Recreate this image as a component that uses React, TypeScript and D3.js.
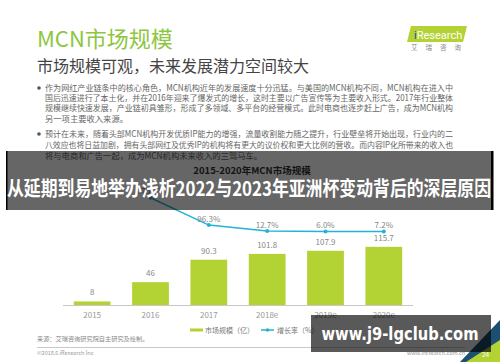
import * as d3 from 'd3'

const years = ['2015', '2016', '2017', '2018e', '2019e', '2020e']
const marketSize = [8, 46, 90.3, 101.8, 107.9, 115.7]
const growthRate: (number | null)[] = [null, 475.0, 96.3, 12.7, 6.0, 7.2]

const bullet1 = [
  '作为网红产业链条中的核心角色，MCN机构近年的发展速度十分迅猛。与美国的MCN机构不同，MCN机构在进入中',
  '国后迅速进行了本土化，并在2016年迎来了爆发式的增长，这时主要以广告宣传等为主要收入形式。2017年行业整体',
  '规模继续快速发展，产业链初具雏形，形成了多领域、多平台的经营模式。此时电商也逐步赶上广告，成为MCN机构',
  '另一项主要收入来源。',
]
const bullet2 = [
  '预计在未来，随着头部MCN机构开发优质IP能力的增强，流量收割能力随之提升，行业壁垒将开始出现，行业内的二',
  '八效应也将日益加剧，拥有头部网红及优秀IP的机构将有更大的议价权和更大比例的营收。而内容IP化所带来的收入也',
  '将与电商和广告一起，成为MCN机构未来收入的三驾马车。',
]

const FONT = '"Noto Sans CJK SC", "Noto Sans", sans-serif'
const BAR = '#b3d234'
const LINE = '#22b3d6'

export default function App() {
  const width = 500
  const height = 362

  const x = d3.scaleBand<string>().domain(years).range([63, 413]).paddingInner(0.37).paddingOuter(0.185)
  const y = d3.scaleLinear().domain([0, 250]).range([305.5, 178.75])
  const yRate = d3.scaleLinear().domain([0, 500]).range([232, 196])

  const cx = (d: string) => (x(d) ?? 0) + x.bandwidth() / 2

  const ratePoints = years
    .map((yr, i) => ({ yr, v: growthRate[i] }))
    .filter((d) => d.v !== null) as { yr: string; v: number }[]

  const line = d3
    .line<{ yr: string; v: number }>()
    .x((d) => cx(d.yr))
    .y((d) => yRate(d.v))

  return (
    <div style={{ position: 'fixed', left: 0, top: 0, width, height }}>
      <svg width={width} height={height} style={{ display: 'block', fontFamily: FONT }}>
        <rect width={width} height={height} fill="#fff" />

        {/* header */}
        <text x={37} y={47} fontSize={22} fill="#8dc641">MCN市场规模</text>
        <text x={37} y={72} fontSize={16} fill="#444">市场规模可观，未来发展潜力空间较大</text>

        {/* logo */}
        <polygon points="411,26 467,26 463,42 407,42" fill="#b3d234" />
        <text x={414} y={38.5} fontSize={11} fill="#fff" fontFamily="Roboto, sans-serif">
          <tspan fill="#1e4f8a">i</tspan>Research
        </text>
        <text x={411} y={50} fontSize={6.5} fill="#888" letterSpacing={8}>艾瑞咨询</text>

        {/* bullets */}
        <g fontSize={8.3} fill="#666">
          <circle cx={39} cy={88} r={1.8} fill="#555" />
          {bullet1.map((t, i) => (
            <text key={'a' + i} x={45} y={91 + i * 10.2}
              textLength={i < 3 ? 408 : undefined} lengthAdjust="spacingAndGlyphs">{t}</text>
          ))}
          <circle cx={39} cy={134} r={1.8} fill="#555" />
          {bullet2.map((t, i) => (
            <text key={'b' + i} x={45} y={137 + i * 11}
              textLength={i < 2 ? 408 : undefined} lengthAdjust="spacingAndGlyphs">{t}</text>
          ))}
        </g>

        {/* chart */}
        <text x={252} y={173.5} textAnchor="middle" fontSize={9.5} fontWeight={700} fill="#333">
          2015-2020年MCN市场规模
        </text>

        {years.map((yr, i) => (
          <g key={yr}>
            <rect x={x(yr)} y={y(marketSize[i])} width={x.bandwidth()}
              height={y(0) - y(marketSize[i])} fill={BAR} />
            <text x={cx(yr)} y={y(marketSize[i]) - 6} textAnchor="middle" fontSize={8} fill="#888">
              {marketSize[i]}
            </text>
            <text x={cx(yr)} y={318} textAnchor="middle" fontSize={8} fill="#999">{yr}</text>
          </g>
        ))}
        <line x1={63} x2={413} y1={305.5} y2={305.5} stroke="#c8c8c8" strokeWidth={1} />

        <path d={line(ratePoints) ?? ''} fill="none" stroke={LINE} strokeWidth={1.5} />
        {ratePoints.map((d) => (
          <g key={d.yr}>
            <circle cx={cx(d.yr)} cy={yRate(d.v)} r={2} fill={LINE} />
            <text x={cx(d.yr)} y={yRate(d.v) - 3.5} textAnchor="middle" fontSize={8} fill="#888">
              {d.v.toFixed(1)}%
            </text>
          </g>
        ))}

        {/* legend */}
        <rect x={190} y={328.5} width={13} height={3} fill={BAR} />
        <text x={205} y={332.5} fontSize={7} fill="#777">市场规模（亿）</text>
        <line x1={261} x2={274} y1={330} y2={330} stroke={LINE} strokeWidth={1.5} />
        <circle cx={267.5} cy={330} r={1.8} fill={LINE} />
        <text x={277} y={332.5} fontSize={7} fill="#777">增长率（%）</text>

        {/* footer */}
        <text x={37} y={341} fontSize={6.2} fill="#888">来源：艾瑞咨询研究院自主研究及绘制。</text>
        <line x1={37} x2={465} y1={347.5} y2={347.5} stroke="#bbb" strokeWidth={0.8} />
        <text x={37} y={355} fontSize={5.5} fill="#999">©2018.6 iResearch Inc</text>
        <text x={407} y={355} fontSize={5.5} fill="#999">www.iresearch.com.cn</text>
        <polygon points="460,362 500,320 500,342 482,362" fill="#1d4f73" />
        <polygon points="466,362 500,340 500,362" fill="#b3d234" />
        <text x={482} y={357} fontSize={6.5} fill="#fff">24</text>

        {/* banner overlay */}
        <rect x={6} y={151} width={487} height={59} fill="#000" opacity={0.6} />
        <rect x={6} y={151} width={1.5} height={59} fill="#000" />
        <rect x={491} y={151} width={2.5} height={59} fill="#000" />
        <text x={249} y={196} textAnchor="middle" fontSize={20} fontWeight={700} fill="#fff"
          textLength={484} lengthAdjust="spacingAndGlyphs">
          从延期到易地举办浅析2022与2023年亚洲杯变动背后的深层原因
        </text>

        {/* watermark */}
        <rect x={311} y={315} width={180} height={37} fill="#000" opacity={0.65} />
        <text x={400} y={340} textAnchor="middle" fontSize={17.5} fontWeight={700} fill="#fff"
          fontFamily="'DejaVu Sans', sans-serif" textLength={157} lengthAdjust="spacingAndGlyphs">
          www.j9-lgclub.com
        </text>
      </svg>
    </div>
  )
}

---

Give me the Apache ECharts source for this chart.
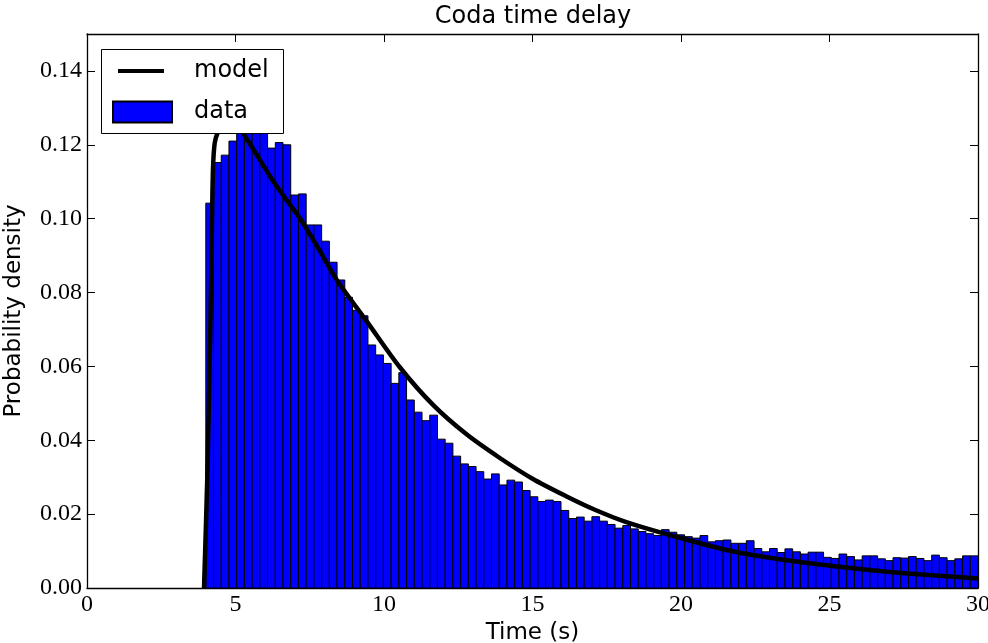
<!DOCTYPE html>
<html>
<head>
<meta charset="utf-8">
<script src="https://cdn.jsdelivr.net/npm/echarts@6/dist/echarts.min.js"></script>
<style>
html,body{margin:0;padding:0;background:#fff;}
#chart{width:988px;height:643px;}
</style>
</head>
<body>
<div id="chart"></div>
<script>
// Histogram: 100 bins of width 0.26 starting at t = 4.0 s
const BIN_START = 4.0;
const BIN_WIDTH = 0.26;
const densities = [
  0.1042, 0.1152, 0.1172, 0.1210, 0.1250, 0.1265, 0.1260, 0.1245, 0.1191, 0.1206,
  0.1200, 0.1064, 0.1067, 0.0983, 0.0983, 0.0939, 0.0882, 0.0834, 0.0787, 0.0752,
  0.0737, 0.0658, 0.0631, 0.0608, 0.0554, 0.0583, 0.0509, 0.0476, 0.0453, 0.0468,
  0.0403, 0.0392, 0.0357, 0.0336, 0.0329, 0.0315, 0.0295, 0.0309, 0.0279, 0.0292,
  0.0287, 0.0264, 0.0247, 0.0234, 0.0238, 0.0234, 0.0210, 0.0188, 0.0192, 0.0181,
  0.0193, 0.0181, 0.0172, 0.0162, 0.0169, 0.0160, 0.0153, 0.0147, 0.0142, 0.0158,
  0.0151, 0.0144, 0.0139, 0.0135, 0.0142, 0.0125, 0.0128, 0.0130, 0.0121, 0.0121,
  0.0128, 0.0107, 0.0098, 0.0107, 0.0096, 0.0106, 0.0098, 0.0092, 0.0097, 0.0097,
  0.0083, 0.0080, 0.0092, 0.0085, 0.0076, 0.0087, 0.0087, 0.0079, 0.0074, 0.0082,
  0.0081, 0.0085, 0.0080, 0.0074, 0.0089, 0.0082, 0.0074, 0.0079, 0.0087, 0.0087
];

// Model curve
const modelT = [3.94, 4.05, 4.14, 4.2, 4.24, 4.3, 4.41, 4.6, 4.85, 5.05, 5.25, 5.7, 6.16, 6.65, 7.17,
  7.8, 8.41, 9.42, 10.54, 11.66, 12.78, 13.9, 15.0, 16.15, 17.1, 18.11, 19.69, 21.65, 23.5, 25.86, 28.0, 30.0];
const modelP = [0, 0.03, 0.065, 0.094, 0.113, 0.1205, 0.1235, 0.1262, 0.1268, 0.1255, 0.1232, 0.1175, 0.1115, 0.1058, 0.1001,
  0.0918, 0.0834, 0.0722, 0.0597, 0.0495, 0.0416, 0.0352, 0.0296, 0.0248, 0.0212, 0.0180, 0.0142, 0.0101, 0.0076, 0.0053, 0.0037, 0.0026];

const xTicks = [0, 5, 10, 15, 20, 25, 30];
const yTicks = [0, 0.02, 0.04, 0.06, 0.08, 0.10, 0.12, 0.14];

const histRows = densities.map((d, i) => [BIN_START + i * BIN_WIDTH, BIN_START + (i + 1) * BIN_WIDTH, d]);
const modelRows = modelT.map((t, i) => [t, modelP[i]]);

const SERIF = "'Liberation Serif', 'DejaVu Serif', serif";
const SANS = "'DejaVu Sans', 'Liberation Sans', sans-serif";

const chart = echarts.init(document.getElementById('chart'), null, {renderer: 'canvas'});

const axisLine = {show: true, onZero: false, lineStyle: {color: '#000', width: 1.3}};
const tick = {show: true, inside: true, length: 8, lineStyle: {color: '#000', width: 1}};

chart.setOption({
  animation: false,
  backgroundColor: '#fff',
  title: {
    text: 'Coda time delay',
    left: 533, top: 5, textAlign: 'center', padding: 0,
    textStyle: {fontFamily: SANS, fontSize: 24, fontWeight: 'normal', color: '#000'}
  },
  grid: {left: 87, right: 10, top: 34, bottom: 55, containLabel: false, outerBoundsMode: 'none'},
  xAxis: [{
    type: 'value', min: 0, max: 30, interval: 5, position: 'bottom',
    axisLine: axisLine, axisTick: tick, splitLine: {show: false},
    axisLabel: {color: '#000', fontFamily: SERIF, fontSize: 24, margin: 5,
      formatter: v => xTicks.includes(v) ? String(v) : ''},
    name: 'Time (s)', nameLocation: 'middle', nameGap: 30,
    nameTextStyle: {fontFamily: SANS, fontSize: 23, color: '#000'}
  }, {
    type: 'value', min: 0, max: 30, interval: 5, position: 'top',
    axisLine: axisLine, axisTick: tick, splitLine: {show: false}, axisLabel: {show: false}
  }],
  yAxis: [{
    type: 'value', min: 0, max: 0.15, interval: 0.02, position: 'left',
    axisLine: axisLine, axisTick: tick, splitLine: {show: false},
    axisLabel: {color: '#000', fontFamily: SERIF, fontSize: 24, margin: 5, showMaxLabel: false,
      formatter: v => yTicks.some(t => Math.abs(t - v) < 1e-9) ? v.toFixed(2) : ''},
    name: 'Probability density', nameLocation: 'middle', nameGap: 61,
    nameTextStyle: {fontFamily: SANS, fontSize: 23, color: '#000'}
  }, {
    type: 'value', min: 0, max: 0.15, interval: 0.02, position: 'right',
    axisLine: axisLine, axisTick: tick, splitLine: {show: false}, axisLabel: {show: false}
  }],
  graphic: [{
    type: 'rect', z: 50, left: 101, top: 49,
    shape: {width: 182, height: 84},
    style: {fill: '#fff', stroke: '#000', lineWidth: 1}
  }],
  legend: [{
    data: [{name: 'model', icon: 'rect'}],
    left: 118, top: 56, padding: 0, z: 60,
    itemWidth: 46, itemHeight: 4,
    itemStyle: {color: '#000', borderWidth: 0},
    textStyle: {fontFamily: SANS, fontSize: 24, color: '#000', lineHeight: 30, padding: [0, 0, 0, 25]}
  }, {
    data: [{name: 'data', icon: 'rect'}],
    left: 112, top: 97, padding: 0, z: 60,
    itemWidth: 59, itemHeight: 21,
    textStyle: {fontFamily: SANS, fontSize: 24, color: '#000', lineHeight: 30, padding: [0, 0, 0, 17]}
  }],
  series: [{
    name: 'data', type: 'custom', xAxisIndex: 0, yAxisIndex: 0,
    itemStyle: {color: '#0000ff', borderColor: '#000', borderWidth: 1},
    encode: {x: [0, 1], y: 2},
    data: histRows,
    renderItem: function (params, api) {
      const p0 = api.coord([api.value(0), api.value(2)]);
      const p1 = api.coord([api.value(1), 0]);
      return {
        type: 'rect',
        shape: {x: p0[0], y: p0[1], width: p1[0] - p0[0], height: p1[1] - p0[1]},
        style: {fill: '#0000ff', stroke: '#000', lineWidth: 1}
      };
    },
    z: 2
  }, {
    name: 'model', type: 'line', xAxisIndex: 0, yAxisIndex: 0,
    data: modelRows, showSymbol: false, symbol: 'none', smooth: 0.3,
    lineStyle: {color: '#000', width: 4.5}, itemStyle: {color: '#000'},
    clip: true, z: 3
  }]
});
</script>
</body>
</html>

* [AIM] Which lines contain the word "this"? Copy each of them.

* [SOLUTION BELOW]
Recreate this image as a component that uses React, TypeScript and D3.js.
Give me the Apache ECharts source for this chart.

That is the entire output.